How people understand and make sense of health and illness
Who are lay beliefs constructed by?
People with no specialied knowledge
What is the result of lay beliefs being constructed by people with no medical knowledge?
Potential gaps between lay and medical concepts
Are lay beliefs a watered down version of medical knowledge?
No
Why are lay beliefs complex?
Because they draw on cultural, social, and personal knowledge and experience, and own biography
When may medical information be rejected?
It is is incompatible with competing ideas for which people consider there is good evidence
What is the result of the way that people interpret and accept information?
Means it may turn into something very different from the original message
What impact on behaviour may lay beliefs have?
- How people manage and safeguard health
- How people seek help
What do lay beliefs have an impact on?
Compliance/non-compliance with treatment
What are the potential perceptions of health?
- Negative definition
- Functional definition
- Positive definition
What is the negative definition of health?
The health equates to the absence of illness
Where is the negative definition of health common?
In lower socio-economic gorups
What is the functional definition of health?
Health is the ability to do certain things
What is the positive definition of health?
Health is a state of wellbeing and fitness, and something you can work towards and can achieve by doing certain things
Where is the positive definition of health and illness common?
In higher socioeconomic groups
What are the two distinct issues in lay epidemiology?
- Understand why and how illness happens
- Why it happened to a particular person at a particular time
How many a person develop a system of ‘candidacy’?
Observe and generate hypotheses from experiences of those around us, which feeds into a combination of personal, familial, and social sources of knowledge, leading to the development of a system of ‘candidacy’
How secure is a persons system of ‘candidacy’?
It is fallible, and could quickly undermine ideas of candidacy
Why is there an interplay between lay and medical beliefs?
- Public are surrounded by professional concepts, so difficult for lay understandings to develop independantly
- Professional concepts are interpreted and made sense of in light of everyday concepts
What is health behaviour?
Behaviour undertaken for the purpose of maintaining and preventing illness
What is illness behaviour?
The activity of an ill person to define illness and seek solution
What is sick role behaviour?
The formal response to symptoms
What does sick role behaviour include?
- Seeking formal help
- Action of person as a patient
Why may smoking be more prevalent among lower socioeconomic groups?

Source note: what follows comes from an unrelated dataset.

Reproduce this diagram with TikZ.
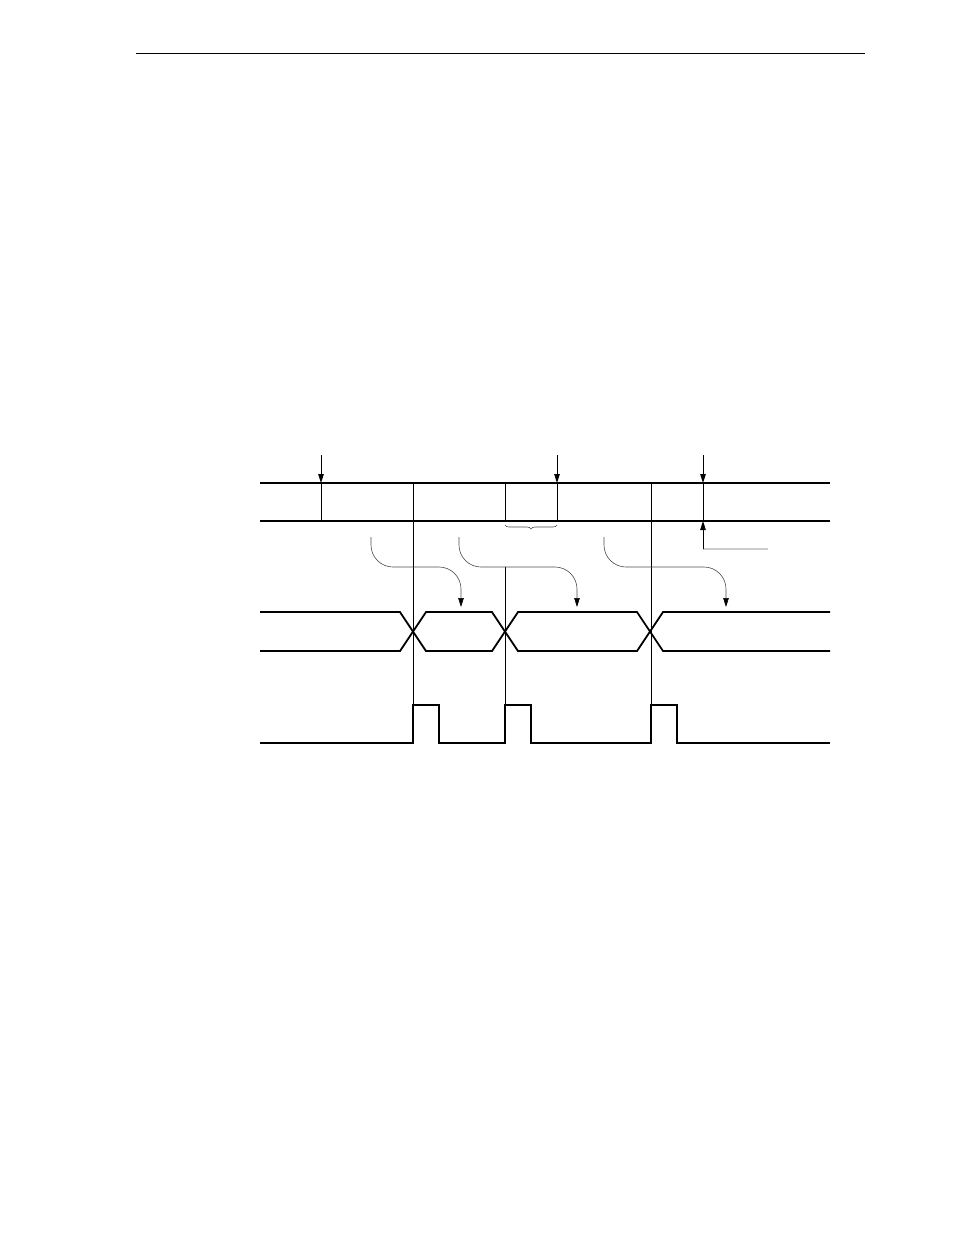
\documentclass[tikz,border=0pt]{standalone}
\usepackage{tikz}
\usetikzlibrary{arrows.meta}
\usetikzlibrary{decorations.pathreplacing}

\tikzset{
  rule/.style={line width=1pt},
  bus/.style={line width=1.3pt},
  wave/.style={line width=1.8pt},
  tick/.style={line width=0.9pt},
  flow/.style={-{Triangle[length=9pt,width=5.5pt,black]},gray!60!black,line width=0.6pt,rounded corners=22pt},
  hint/.style={gray!40,line width=1.2pt}
}

\begin{document}
\begin{tikzpicture}[x=1pt,y=-1pt,>={Triangle[length=9pt,width=5.5pt]},semithick]
  \useasboundingbox (0,0) rectangle (954,1235);

  % page header rule
  \draw[rule] (136,53) -- (865,53);

  % edge positions
  \coordinate (e1) at (413,0);
  \coordinate (e2) at (505,0);
  \coordinate (e3) at (651,0);
  \coordinate (busT) at (0,483);
  \coordinate (busB) at (0,521);

  % bus row
  \draw[bus] (260,483) -- (830,483);
  \draw[bus] (260,521) -- (830,521);
  \foreach \x in {321,413,505,557,651,703}
    \draw[tick] (\x,483) -- (\x,521);

  % sampling arrows
  \foreach \x [count=\i] in {321,557,703} {
    \coordinate (s\i) at (\x,455);
    \draw[->,tick] (s\i) -- (s\i |- busT);
  }
  \coordinate (back) at (768,549);
  \draw[hint] (back) -- (703,549);
  \draw[->,tick] (703,549) -- (703,521);

  % brace under the short slot
  \draw[gray!60!black,line width=0.6pt,decorate,decoration={brace,amplitude=4pt,mirror}]
    (505,525) -- (557,525);

  % data lines with crossings
  \draw[wave] (260,612) -- (400,612) -- (426,651) -- (492,651) -- (518,612) -- (637,612) -- (663,651) -- (830,651);
  \draw[wave] (260,651) -- (400,651) -- (426,612) -- (492,612) -- (518,651) -- (637,651) -- (663,612) -- (830,612);

  % strobe pulses
  \draw[wave] (260,743) -- (413,743) -- (413,705) -- (439,705) -- (439,743)
    -- (505,743) -- (505,705) -- (531,705) -- (531,743)
    -- (651,743) -- (651,705) -- (677,705) -- (677,743) -- (830,743);

  % guide lines from bus to pulses
  \draw[tick] (e1 |- busB) -- (413,705);
  \draw[tick] (505,567) -- (505,705);
  \draw[tick] (e3 |- busB) -- (651,705);

  % data valid arrows
  \coordinate (d1) at (461,607);
  \coordinate (d2) at (577,607);
  \coordinate (d3) at (726,607);
  \draw[flow] (371,537) |- (461,567) -- (d1);
  \draw[flow] (459,537) |- (577,567) -- (d2);
  \draw[flow] (604,537) |- (726,567) -- (d3);
\end{tikzpicture}
\end{document}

- Higher social class more likely to have positive definition of health
- Incentives of giving up smoking are more evident for groups who could expect to remain healty, so are more able to focus on long term investments
- Incentives to quit are less clear for disadvantaged groups, so smoking is a coping mechanism which may be normalised behaviour - for these people, smoking is a rational choice as get a lot of benefit and pleasure
In a two week period, what % of the population will experience one or more symptom of ill health?
75%
What % of people who experience symptoms of ill health do nothing?